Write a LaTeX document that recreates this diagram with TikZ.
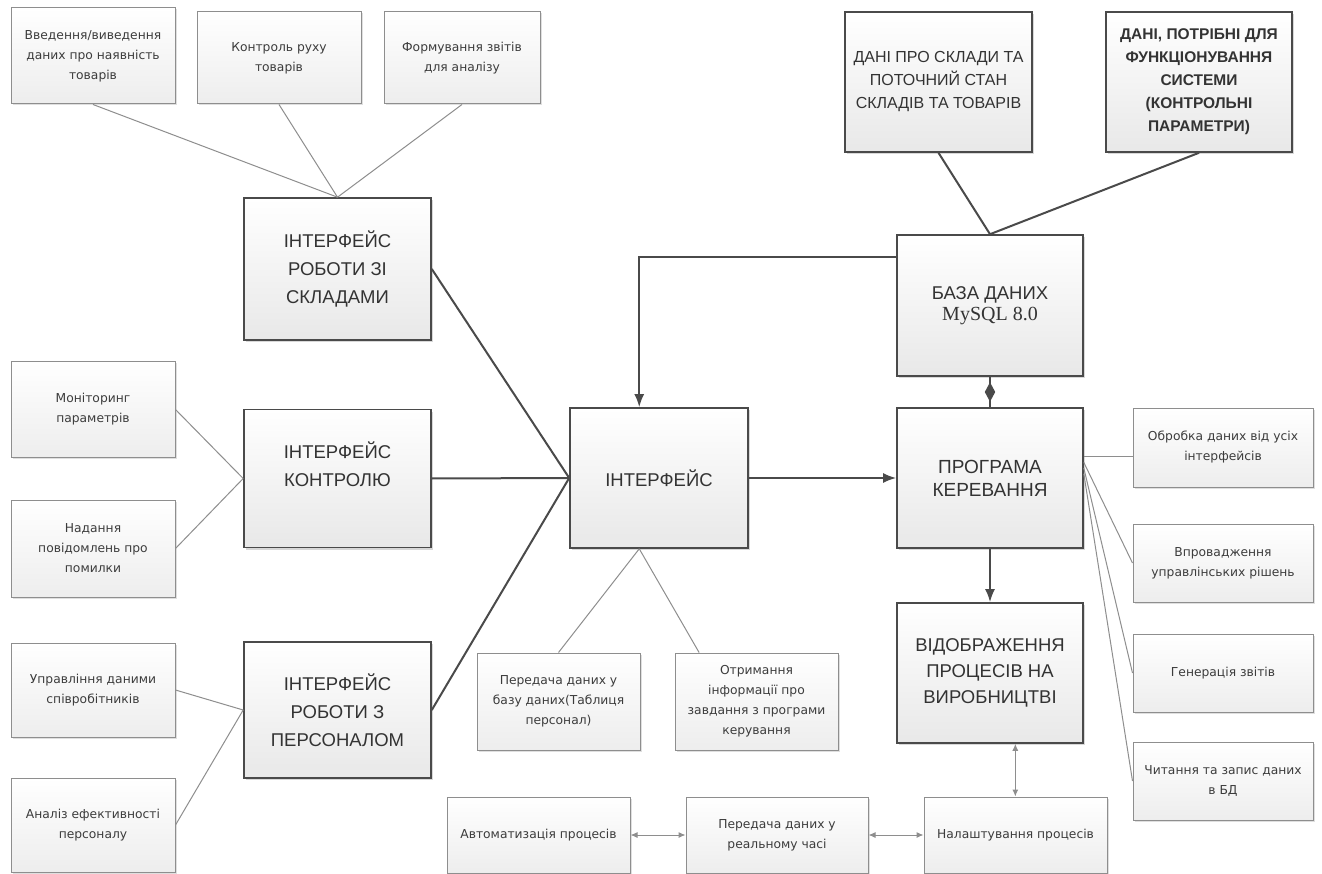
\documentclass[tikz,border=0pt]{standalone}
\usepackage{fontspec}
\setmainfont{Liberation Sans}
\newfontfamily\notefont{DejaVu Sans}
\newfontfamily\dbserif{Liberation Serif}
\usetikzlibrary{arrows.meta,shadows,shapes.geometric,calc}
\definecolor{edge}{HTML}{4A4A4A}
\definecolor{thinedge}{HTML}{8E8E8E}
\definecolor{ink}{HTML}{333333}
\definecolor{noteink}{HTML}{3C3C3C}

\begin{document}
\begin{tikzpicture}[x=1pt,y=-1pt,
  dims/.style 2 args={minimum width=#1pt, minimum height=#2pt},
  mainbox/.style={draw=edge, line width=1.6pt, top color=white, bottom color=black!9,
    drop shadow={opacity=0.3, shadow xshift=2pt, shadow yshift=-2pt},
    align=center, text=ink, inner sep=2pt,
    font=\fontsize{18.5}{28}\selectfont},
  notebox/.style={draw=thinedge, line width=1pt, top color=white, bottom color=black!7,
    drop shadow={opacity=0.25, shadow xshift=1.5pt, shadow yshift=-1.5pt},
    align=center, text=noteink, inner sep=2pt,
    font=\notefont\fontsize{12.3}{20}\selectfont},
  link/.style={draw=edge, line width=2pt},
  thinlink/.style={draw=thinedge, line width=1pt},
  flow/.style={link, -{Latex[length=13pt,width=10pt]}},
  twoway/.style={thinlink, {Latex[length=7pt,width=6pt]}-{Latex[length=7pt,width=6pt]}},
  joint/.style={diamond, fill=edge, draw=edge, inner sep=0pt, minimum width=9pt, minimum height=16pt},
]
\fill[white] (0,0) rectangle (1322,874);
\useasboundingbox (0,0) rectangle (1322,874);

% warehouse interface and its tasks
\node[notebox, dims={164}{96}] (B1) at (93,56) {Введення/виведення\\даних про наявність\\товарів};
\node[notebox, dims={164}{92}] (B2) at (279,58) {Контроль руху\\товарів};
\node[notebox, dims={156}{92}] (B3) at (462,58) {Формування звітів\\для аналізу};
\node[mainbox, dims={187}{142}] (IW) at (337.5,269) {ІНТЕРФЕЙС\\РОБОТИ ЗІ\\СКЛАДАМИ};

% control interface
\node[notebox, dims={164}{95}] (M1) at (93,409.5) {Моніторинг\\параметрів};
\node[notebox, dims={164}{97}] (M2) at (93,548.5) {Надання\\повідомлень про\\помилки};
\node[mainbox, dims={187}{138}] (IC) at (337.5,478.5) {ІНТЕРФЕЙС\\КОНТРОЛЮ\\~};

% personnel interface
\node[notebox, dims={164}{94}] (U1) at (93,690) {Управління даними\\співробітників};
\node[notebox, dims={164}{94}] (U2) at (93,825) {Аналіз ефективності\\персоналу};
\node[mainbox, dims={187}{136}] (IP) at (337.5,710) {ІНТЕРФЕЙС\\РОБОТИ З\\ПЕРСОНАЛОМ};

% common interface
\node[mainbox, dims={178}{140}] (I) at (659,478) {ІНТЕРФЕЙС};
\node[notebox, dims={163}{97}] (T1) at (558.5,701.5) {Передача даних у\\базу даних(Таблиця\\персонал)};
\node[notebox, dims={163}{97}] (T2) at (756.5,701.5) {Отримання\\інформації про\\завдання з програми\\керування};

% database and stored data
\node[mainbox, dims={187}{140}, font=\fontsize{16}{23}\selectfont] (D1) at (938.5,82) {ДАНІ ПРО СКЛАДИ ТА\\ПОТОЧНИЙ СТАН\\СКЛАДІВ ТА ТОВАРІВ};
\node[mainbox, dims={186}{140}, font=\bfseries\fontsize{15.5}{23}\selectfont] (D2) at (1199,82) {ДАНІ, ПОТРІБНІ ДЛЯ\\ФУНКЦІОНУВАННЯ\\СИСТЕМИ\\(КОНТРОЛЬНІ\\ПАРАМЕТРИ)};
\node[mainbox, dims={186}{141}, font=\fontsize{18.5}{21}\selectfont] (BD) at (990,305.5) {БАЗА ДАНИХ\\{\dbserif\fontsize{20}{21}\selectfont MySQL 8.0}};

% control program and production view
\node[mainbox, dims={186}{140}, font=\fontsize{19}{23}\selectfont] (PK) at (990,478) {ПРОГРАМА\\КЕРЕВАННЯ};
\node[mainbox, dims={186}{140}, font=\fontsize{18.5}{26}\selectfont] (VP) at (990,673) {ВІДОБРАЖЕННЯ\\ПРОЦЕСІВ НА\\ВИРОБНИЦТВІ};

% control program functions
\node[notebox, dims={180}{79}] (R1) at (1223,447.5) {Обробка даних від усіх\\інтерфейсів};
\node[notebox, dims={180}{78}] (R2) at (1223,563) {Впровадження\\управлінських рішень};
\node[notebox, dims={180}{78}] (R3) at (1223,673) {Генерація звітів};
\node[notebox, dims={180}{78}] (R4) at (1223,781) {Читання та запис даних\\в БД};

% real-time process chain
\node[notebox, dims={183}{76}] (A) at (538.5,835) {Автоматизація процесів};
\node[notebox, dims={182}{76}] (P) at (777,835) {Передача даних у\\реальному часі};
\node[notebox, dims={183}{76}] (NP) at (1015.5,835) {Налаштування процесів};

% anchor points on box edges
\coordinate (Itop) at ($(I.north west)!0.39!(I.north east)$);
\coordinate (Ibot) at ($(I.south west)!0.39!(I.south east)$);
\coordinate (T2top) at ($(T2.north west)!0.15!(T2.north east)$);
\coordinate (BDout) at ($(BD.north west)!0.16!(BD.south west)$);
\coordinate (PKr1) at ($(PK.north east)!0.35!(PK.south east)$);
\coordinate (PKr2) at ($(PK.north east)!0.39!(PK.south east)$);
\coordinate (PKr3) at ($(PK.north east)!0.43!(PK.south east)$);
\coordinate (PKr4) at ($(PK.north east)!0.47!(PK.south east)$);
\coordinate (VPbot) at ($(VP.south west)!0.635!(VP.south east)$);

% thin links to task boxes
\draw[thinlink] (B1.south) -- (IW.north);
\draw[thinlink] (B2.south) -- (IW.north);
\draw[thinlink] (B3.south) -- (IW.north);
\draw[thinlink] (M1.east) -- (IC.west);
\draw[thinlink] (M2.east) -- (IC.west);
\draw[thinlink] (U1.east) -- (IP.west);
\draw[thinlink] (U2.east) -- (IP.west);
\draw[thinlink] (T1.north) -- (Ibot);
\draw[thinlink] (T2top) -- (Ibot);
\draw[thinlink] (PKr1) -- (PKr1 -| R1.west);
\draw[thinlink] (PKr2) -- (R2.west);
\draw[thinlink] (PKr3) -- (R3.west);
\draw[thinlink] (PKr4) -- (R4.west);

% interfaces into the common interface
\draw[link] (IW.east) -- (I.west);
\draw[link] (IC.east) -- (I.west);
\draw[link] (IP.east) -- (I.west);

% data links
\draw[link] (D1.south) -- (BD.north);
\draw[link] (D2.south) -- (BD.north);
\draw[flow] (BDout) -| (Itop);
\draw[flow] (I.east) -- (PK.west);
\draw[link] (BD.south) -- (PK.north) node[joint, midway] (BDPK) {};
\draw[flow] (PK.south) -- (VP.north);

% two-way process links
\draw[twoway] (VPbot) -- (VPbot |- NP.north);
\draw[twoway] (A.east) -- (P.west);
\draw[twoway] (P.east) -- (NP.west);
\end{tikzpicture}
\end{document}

◆ Stated problem
All of the material above is to be copied exactly, except for its images.

◆ Exercise solution
Write a LaTeX document that recreates this diagram with TikZ.
\documentclass[tikz,border=0pt]{standalone}
\usepackage{fontspec}
\setmainfont{Liberation Sans}
\newfontfamily\notefont{DejaVu Sans}
\newfontfamily\dbserif{Liberation Serif}
\usetikzlibrary{arrows.meta,shadows,shapes.geometric,calc}
\definecolor{edge}{HTML}{4A4A4A}
\definecolor{thinedge}{HTML}{8E8E8E}
\definecolor{ink}{HTML}{333333}
\definecolor{noteink}{HTML}{3C3C3C}

\begin{document}
\begin{tikzpicture}[x=1pt,y=-1pt,
  dims/.style 2 args={minimum width=#1pt, minimum height=#2pt},
  mainbox/.style={draw=edge, line width=1.6pt, top color=white, bottom color=black!9,
    drop shadow={opacity=0.3, shadow xshift=2pt, shadow yshift=-2pt},
    align=center, text=ink, inner sep=2pt,
    font=\fontsize{18.5}{28}\selectfont},
  notebox/.style={draw=thinedge, line width=1pt, top color=white, bottom color=black!7,
    drop shadow={opacity=0.25, shadow xshift=1.5pt, shadow yshift=-1.5pt},
    align=center, text=noteink, inner sep=2pt,
    font=\notefont\fontsize{12.3}{20}\selectfont},
  link/.style={draw=edge, line width=2pt},
  thinlink/.style={draw=thinedge, line width=1pt},
  flow/.style={link, -{Latex[length=13pt,width=10pt]}},
  twoway/.style={thinlink, {Latex[length=7pt,width=6pt]}-{Latex[length=7pt,width=6pt]}},
  joint/.style={diamond, fill=edge, draw=edge, inner sep=0pt, minimum width=9pt, minimum height=16pt},
]
\fill[white] (0,0) rectangle (1322,874);
\useasboundingbox (0,0) rectangle (1322,874);

% warehouse interface and its tasks
\node[notebox, dims={164}{96}] (B1) at (93,56) {Введення/виведення\\даних про наявність\\товарів};
\node[notebox, dims={164}{92}] (B2) at (279,58) {Контроль руху\\товарів};
\node[notebox, dims={156}{92}] (B3) at (462,58) {Формування звітів\\для аналізу};
\node[mainbox, dims={187}{142}] (IW) at (337.5,269) {ІНТЕРФЕЙС\\РОБОТИ ЗІ\\СКЛАДАМИ};

% control interface
\node[notebox, dims={164}{95}] (M1) at (93,409.5) {Моніторинг\\параметрів};
\node[notebox, dims={164}{97}] (M2) at (93,548.5) {Надання\\повідомлень про\\помилки};
\node[mainbox, dims={187}{138}] (IC) at (337.5,478.5) {ІНТЕРФЕЙС\\КОНТРОЛЮ\\~};

% personnel interface
\node[notebox, dims={164}{94}] (U1) at (93,690) {Управління даними\\співробітників};
\node[notebox, dims={164}{94}] (U2) at (93,825) {Аналіз ефективності\\персоналу};
\node[mainbox, dims={187}{136}] (IP) at (337.5,710) {ІНТЕРФЕЙС\\РОБОТИ З\\ПЕРСОНАЛОМ};

% common interface
\node[mainbox, dims={178}{140}] (I) at (659,478) {ІНТЕРФЕЙС};
\node[notebox, dims={163}{97}] (T1) at (558.5,701.5) {Передача даних у\\базу даних(Таблиця\\персонал)};
\node[notebox, dims={163}{97}] (T2) at (756.5,701.5) {Отримання\\інформації про\\завдання з програми\\керування};

% database and stored data
\node[mainbox, dims={187}{140}, font=\fontsize{16}{23}\selectfont] (D1) at (938.5,82) {ДАНІ ПРО СКЛАДИ ТА\\ПОТОЧНИЙ СТАН\\СКЛАДІВ ТА ТОВАРІВ};
\node[mainbox, dims={186}{140}, font=\bfseries\fontsize{15.5}{23}\selectfont] (D2) at (1199,82) {ДАНІ, ПОТРІБНІ ДЛЯ\\ФУНКЦІОНУВАННЯ\\СИСТЕМИ\\(КОНТРОЛЬНІ\\ПАРАМЕТРИ)};
\node[mainbox, dims={186}{141}, font=\fontsize{18.5}{21}\selectfont] (BD) at (990,305.5) {БАЗА ДАНИХ\\{\dbserif\fontsize{20}{21}\selectfont MySQL 8.0}};

% control program and production view
\node[mainbox, dims={186}{140}, font=\fontsize{19}{23}\selectfont] (PK) at (990,478) {ПРОГРАМА\\КЕРЕВАННЯ};
\node[mainbox, dims={186}{140}, font=\fontsize{18.5}{26}\selectfont] (VP) at (990,673) {ВІДОБРАЖЕННЯ\\ПРОЦЕСІВ НА\\ВИРОБНИЦТВІ};

% control program functions
\node[notebox, dims={180}{79}] (R1) at (1223,447.5) {Обробка даних від усіх\\інтерфейсів};
\node[notebox, dims={180}{78}] (R2) at (1223,563) {Впровадження\\управлінських рішень};
\node[notebox, dims={180}{78}] (R3) at (1223,673) {Генерація звітів};
\node[notebox, dims={180}{78}] (R4) at (1223,781) {Читання та запис даних\\в БД};

% real-time process chain
\node[notebox, dims={183}{76}] (A) at (538.5,835) {Автоматизація процесів};
\node[notebox, dims={182}{76}] (P) at (777,835) {Передача даних у\\реальному часі};
\node[notebox, dims={183}{76}] (NP) at (1015.5,835) {Налаштування процесів};

% anchor points on box edges
\coordinate (Itop) at ($(I.north west)!0.39!(I.north east)$);
\coordinate (Ibot) at ($(I.south west)!0.39!(I.south east)$);
\coordinate (T2top) at ($(T2.north west)!0.15!(T2.north east)$);
\coordinate (BDout) at ($(BD.north west)!0.16!(BD.south west)$);
\coordinate (PKr1) at ($(PK.north east)!0.35!(PK.south east)$);
\coordinate (PKr2) at ($(PK.north east)!0.39!(PK.south east)$);
\coordinate (PKr3) at ($(PK.north east)!0.43!(PK.south east)$);
\coordinate (PKr4) at ($(PK.north east)!0.47!(PK.south east)$);
\coordinate (VPbot) at ($(VP.south west)!0.635!(VP.south east)$);

% thin links to task boxes
\draw[thinlink] (B1.south) -- (IW.north);
\draw[thinlink] (B2.south) -- (IW.north);
\draw[thinlink] (B3.south) -- (IW.north);
\draw[thinlink] (M1.east) -- (IC.west);
\draw[thinlink] (M2.east) -- (IC.west);
\draw[thinlink] (U1.east) -- (IP.west);
\draw[thinlink] (U2.east) -- (IP.west);
\draw[thinlink] (T1.north) -- (Ibot);
\draw[thinlink] (T2top) -- (Ibot);
\draw[thinlink] (PKr1) -- (PKr1 -| R1.west);
\draw[thinlink] (PKr2) -- (R2.west);
\draw[thinlink] (PKr3) -- (R3.west);
\draw[thinlink] (PKr4) -- (R4.west);

% interfaces into the common interface
\draw[link] (IW.east) -- (I.west);
\draw[link] (IC.east) -- (I.west);
\draw[link] (IP.east) -- (I.west);

% data links
\draw[link] (D1.south) -- (BD.north);
\draw[link] (D2.south) -- (BD.north);
\draw[flow] (BDout) -| (Itop);
\draw[flow] (I.east) -- (PK.west);
\draw[link] (BD.south) -- (PK.north) node[joint, midway] (BDPK) {};
\draw[flow] (PK.south) -- (VP.north);

% two-way process links
\draw[twoway] (VPbot) -- (VPbot |- NP.north);
\draw[twoway] (A.east) -- (P.west);
\draw[twoway] (P.east) -- (NP.west);
\end{tikzpicture}
\end{document}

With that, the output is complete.